Mary Oliver, Evidence
I lay next to her on the couch, exhausted and out of patience from making endless laps around the living room coffee table in a half glide and half bounce walk, hoping to crack the code to putting an infant down to sleep. It didn’t work, and now, surrendering to her nap strike, we lay next to each other, both awake. I think most definitely I’ve reached 10,000 steps just in this room or, at the very least, have worked my glutes from all that half gliding. The curtains blow lazily, catching onto the arm of the couch, letting through dappled afternoon light across the upholstery. My open palm is an inch from her face as she uses all of her ten fingers to stretch my picky in one direction and my thumb in the other. Her eyes are crossed and lips pursed in an intense focus on this new skill. Head resting on my free arm, I tiredly hum the melody to “I’ll be Home for Christmas” despite it being early November. For some odd reason, sad Christmas songs and three specific tracks on the O Brother Where Art Thou soundtrack are the only things that stop her fussing. The irony of the lyrics to this holiday tune, though, don’t escape me as I lazily hum something that’s between a fingers-crossed wish and a sort-of-prayer.
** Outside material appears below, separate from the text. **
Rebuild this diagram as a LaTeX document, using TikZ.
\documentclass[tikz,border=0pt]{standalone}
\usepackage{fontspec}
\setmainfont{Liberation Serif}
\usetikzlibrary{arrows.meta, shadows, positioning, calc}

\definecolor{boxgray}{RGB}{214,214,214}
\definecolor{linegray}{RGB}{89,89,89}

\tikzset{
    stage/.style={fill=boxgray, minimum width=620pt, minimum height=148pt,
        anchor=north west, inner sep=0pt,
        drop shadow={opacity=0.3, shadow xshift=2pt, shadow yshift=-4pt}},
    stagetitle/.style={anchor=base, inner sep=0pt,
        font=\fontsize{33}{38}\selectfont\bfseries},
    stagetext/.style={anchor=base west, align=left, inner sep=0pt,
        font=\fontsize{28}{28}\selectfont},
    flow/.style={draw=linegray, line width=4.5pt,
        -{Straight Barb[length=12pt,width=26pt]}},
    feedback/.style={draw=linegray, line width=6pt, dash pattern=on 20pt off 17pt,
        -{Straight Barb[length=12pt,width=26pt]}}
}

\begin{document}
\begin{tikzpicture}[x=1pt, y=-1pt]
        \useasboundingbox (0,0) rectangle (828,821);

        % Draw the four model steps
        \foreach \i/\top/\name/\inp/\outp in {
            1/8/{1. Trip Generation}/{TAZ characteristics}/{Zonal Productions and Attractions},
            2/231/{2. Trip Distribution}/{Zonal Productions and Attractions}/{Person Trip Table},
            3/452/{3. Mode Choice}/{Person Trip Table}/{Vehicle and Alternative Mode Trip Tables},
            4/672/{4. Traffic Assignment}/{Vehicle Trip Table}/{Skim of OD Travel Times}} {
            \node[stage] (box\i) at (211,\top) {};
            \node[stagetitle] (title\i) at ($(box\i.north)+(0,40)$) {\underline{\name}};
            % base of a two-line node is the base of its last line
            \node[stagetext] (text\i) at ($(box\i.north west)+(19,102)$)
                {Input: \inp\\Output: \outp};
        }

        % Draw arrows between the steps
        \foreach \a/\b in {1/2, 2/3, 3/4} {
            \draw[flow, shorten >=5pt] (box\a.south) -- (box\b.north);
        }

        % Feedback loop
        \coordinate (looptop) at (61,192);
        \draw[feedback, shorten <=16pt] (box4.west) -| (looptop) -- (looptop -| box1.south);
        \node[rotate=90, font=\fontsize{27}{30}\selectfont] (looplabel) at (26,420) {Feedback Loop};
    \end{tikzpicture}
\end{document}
We’ve said a lot of sort-of-prayers lately, tiny little requests that seep between our fingers covering our mouths, stopping before the whole dream gets out. They are bashful whispers said to each other out on the balcony after our daughter sleeps for the night. Do you think it will happen? Will we finally get to leave? Afraid to say these secret things too loudly and ruin everything.
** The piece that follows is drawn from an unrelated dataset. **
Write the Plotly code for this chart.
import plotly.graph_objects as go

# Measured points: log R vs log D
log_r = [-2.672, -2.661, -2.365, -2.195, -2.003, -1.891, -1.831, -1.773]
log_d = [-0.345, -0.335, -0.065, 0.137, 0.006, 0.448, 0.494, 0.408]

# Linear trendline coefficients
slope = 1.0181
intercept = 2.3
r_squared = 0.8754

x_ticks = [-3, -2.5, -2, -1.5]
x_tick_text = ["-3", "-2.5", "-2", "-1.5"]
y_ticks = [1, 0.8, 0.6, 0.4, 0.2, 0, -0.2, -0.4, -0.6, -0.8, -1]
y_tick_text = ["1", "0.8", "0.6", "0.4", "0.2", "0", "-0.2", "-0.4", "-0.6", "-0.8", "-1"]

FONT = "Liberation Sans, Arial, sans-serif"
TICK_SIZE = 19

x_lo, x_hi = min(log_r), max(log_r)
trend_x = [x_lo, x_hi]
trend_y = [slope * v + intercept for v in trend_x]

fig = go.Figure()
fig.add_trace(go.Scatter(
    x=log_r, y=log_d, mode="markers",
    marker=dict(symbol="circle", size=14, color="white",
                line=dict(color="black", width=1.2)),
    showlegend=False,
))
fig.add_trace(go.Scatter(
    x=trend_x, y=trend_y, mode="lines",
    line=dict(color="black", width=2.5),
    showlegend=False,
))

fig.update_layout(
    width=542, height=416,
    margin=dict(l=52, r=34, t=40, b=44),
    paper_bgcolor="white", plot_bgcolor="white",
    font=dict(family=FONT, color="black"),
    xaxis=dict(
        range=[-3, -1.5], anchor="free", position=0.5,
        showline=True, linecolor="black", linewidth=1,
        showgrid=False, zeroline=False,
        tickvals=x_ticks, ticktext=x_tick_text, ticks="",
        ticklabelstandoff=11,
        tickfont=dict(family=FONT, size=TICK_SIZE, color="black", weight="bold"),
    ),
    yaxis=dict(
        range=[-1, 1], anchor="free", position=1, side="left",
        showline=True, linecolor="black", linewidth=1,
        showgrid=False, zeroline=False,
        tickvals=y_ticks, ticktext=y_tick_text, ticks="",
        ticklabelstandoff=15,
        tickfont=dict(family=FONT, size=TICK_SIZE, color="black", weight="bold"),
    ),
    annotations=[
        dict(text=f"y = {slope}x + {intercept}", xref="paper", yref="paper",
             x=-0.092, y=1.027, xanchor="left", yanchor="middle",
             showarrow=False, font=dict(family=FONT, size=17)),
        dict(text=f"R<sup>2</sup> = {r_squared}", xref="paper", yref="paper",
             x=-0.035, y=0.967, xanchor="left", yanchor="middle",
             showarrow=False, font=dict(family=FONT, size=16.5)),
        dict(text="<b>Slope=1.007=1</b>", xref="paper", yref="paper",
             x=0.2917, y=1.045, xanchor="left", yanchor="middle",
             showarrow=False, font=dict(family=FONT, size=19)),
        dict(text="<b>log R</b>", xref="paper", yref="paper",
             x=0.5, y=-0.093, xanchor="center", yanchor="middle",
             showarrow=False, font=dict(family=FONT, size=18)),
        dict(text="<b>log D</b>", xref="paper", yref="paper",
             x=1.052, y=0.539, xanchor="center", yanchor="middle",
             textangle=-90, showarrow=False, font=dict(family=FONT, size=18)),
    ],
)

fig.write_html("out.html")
If you have been following this little corner of the internet for any amount of time, you will know that this weekend my family and I rejoiced. Four years ago, we were thrust into the choppy waters of uncertainty while the president chose to sign an executive order just days after his inauguration that would bar my husband, mother-in-law, and brother-in-law from living in the United States. The doors closed and the walls closed in too, as my husband’s precarious refugee status threatened to separate him from our baby and me at any point. We watched in horror as my home country became a place that no longer welcomed the world’s most vulnerable but instead proudly waved the flag of “me first” policies, shockingly backed by Evangelical Christians.
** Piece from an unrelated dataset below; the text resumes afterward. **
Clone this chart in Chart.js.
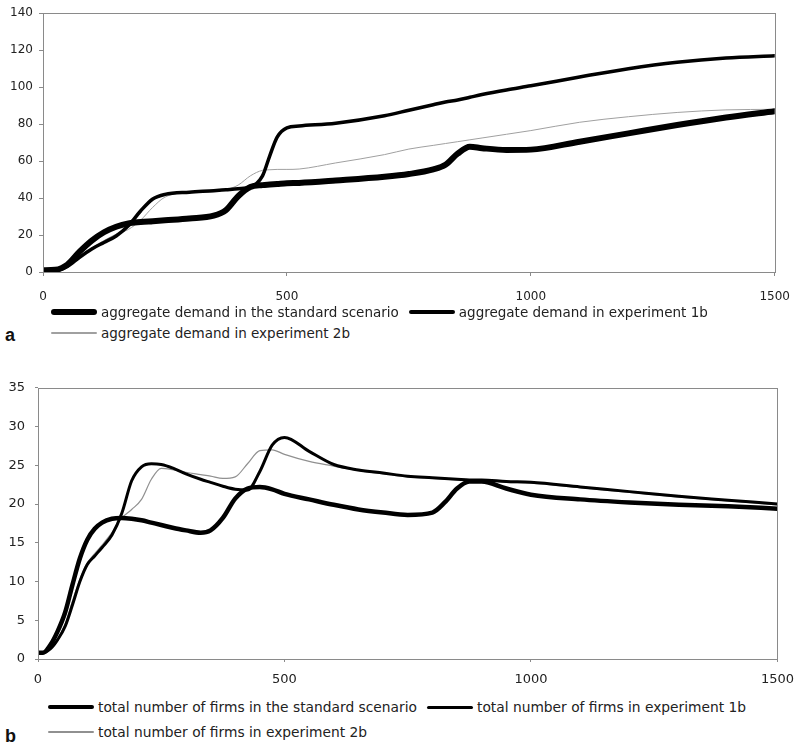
<!DOCTYPE html>
<html><head><meta charset="utf-8">
<script src="https://cdn.jsdelivr.net/npm/chart.js@4.4.1/dist/chart.umd.min.js"></script>
<style>
html,body{margin:0;padding:0;background:#fff;}
body{width:804px;height:745px;position:relative;overflow:hidden;}
.wrap{position:absolute;left:0;width:804px;}
.legrow{position:absolute;display:flex;align-items:center;white-space:pre;color:#222;height:18px;}
.item{display:flex;align-items:center;}
.sample{display:inline-block;width:46px;margin-right:4px;border-radius:3px;}
.panel{position:absolute;font:bold 18px "Liberation Sans",Arial,sans-serif;color:#111;line-height:20px;}
</style></head><body>
<div class="wrap" style="top:0;height:305px"><canvas id="chartA"></canvas></div>
<div id="legendA"></div>
<div class="panel" style="left:5px;top:325px">a</div>
<div class="wrap" style="top:370px;height:325px"><canvas id="chartB"></canvas></div>
<div id="legendB"></div>
<div class="panel" style="left:5px;top:726px">b</div>
<script>
// ---------- Panel a: aggregate demand ----------
const demandSteps = [0,25,50,75,100,125,150,175,200,225,250,300,350,375,400,425,450,465,480,500,525,600,700,750,800,825,850,875,900,950,1000,1100,1200,1300,1400,1500];
const demandStandard = [1,1.2,4,11,17,21.5,24.5,26.3,27,27.5,28,29,30.5,33.5,41,46,47,47.3,47.6,48,48.2,49.5,51.5,53,55.5,58,64,67.8,67,66,66.2,70.5,75,79.5,83.6,87];
const demand1b = [0.5,0.7,3,8,12.5,16,19.5,25,33,39.5,42,43.2,44,44.5,45,46,52,63,73,78,79,80.5,84.5,87.5,90.5,92,93,94.5,96,98.5,100.7,105.5,110,113.5,115.8,117];
const demand2b = [0.5,0.7,3,8.5,13,17,20.5,23,28,35,40.5,43,43.5,44.5,47,52,55,55.3,55.5,55.5,55.7,59,63.5,66.5,68.5,69.5,70.5,71.5,72.5,74.5,76.5,81,84,86.3,87.7,88];
const demandLabels = ["aggregate demand in the standard scenario","aggregate demand in experiment 1b","aggregate demand in experiment 2b"];
const demandYTicks = [0,20,40,60,80,100,120,140];

// ---------- Panel b: total number of firms ----------
const firmSteps = [0,10,25,40,55,70,85,100,115,130,150,170,190,210,230,250,275,300,330,350,375,400,425,450,475,500,550,600,650,700,750,800,825,850,875,900,950,1000,1100,1200,1300,1400,1500];
const firmsStandard = [0.8,0.8,1.8,3.6,6,9.6,13,15.4,16.8,17.6,18.1,18.2,18.1,17.9,17.6,17.3,16.9,16.6,16.3,16.6,18.2,20.7,22,22.2,21.9,21.3,20.6,19.9,19.3,18.9,18.6,18.9,20.2,22,22.9,22.9,22,21.2,20.6,20.2,19.9,19.7,19.4];
const firms1b = [0.8,0.8,1.3,2.5,4.2,7,10,12.2,13.3,14.4,16,18.8,23,24.8,25.2,25.1,24.6,23.9,23.2,22.8,22.3,21.9,21.8,24.2,27.6,28.6,26.8,25.1,24.4,24,23.6,23.4,23.3,23.2,23.1,23.1,22.9,22.8,22.2,21.6,21,20.5,20];
const firms2b = [0.8,0.8,1.3,2.6,4.5,7.5,10.3,12.4,13.6,14.7,16.3,18.2,19.3,20.6,23.2,24.6,24.4,24.1,23.8,23.6,23.3,23.5,25.2,26.9,27,26.4,25.5,24.9,24.3,23.9,23.5,23.3,23.2,23.1,23,23,22.8,22.7,22.1,21.5,20.9,20.4,19.9];
const firmLabels = ["total number of firms in the standard scenario","total number of firms in experiment 1b","total number of firms in experiment 2b"];
const firmYTicks = [0,5,10,15,20,25,30,35];

const xTicks = [0,500,1000,1500];

function pts(xs, ys){ return xs.map((x,i)=>({x:x, y:ys[i]})); }

const frame = {
  id:'frame',
  afterDraw(chart){
    const a = chart.chartArea, c = chart.ctx;
    c.save();
    c.strokeStyle = '#8a8a8a';
    c.lineWidth = 1;
    c.strokeRect(Math.round(a.left)+0.5, Math.round(a.top)+0.5, Math.round(a.right-a.left), Math.round(a.bottom-a.top));
    c.restore();
  }
};

function makeChart(id, cfg){
  return new Chart(document.getElementById(id), {
    type:'line',
    data:{datasets: cfg.datasets},
    options:{
      responsive:true, maintainAspectRatio:false, animation:false,
      layout:{padding:cfg.padding},
      plugins:{legend:{display:false}, tooltip:{enabled:false}},
      elements:{point:{radius:0}, line:{cubicInterpolationMode:'monotone', borderJoinStyle:'round', borderCapStyle:'round'}},
      scales:{
        x:{type:'linear', min:0, max:1500,
           afterBuildTicks(s){ s.ticks = xTicks.map(v=>({value:v})); },
           afterFit(s){ s.height = cfg.xHeight; },
           grid:{display:true, drawOnChartArea:false, drawTicks:true, tickLength:cfg.tick, color:'#8a8a8a'},
           border:{display:false},
           ticks:{color:'#222', font:{family:'DejaVu Sans', size:cfg.font}, padding:cfg.xPad, maxRotation:0, autoSkip:false,
                  callback:(v)=>String(v)}},
        y:{type:'linear', min:0, max:cfg.yMax,
           afterBuildTicks(s){ s.ticks = cfg.yTicks.map(v=>({value:v})); },
           afterFit(s){ s.width = cfg.yWidth; },
           grid:{display:true, drawOnChartArea:false, drawTicks:true, tickLength:cfg.tick, color:'#8a8a8a'},
           border:{display:false},
           ticks:{color:'#222', font:{family:'DejaVu Sans', size:cfg.font}, padding:cfg.yPad, callback:(v)=>String(v)}}
      }
    },
    plugins:[frame]
  });
}

const chartA = makeChart('chartA', {
  datasets:[
    {label:demandLabels[0], data:pts(demandSteps, demandStandard), borderColor:'#000', borderWidth:6},
    {label:demandLabels[1], data:pts(demandSteps, demand1b), borderColor:'#000', borderWidth:3.5},
    {label:demandLabels[2], data:pts(demandSteps, demand2b), borderColor:'#a0a0a0', borderWidth:1}
  ],
  padding:{top:11, right:22, left:0, bottom:0},
  xHeight:33, yWidth:43, yMax:140, yTicks:demandYTicks, font:12, tick:4, xPad:14, yPad:6
});

const chartB = makeChart('chartB', {
  datasets:[
    {label:firmLabels[0], data:pts(firmSteps, firmsStandard), borderColor:'#000', borderWidth:4.5},
    {label:firmLabels[1], data:pts(firmSteps, firms1b), borderColor:'#000', borderWidth:3},
    {label:firmLabels[2], data:pts(firmSteps, firms2b), borderColor:'#909090', borderWidth:1.2}
  ],
  padding:{top:14, right:20, left:0, bottom:0},
  xHeight:36, yWidth:38, yMax:35, yTicks:firmYTicks, font:13, tick:3, xPad:10, yPad:10
});

function buildLegend(chart, containerId, rows, opts){
  const box = document.getElementById(containerId);
  rows.forEach((row, r)=>{
    const rowDiv = document.createElement('div');
    rowDiv.className = 'legrow';
    rowDiv.style.left = opts.left + 'px';
    rowDiv.style.top = opts.tops[r] + 'px';
    rowDiv.style.font = opts.font;
    row.forEach((idx, k)=>{
      const ds = chart.data.datasets[idx];
      const item = document.createElement('span');
      item.className = 'item';
      if (k > 0) item.style.marginLeft = opts.gap + 'px';
      const sample = document.createElement('span');
      sample.className = 'sample';
      sample.style.height = Math.max(1.5, ds.borderWidth) + 'px';
      sample.style.background = ds.borderColor;
      const txt = document.createElement('span');
      txt.textContent = ds.label;
      item.appendChild(sample); item.appendChild(txt);
      rowDiv.appendChild(item);
    });
    box.appendChild(rowDiv);
  });
}
buildLegend(chartA, 'legendA', [[0,1],[2]], {left:51, tops:[303,324], gap:10, font:'13.5px "DejaVu Sans", sans-serif'});
buildLegend(chartB, 'legendB', [[0,1],[2]], {left:48, tops:[698,723], gap:10, font:'13.8px "DejaVu Sans", sans-serif'});
</script>
</body></html>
Tuesday on, my husband and I glued ourselves to the television and the smartphones in our hands despite the empty promises to ourselves to curb our media ingestion. In true 2020 fashion, I was sure Wednesday would bring more sad, hard news. But today, we exhale, realizing we’ve been holding our breaths for the last four years.
A quick phone call came from my teary mom in the U.S. on Saturday evening telling me “They’ve called it.” I repeated “They’ve called it” to my husband in the office, who repeats “They’ve called it” to his brother in Norway on video chat. We both end our calls, rush to the television, and break out the celebratory ice cream.
So many of us are breathing that collective sigh of relief right now. It’s been beautiful to see videos of people spontaneously dancing and singing in the streets. It’s special to read messages from refugees in Turkey who are feeling a surge of hope for the first time in four years. God has finally heard our cries, they write. There is hope my home country can be a place of safety for my family and opportunities for my daughter and all girls. We shout also for our friends and neighbors because so much of what happens in the U.S. inevitably flows to the rest of the world.
The president-elect is not a savior—although, perhaps, it’s easy to slide into that mentality. As believers, we don’t put all our hope in the leaders of our county. The kingdom of heaven has not yet reached its full expression. But we can celebrate and then hold the new administration, who promises to uphold immigrants, Black and brown folks, and marginalized communities, accountable for putting justice and humanity first.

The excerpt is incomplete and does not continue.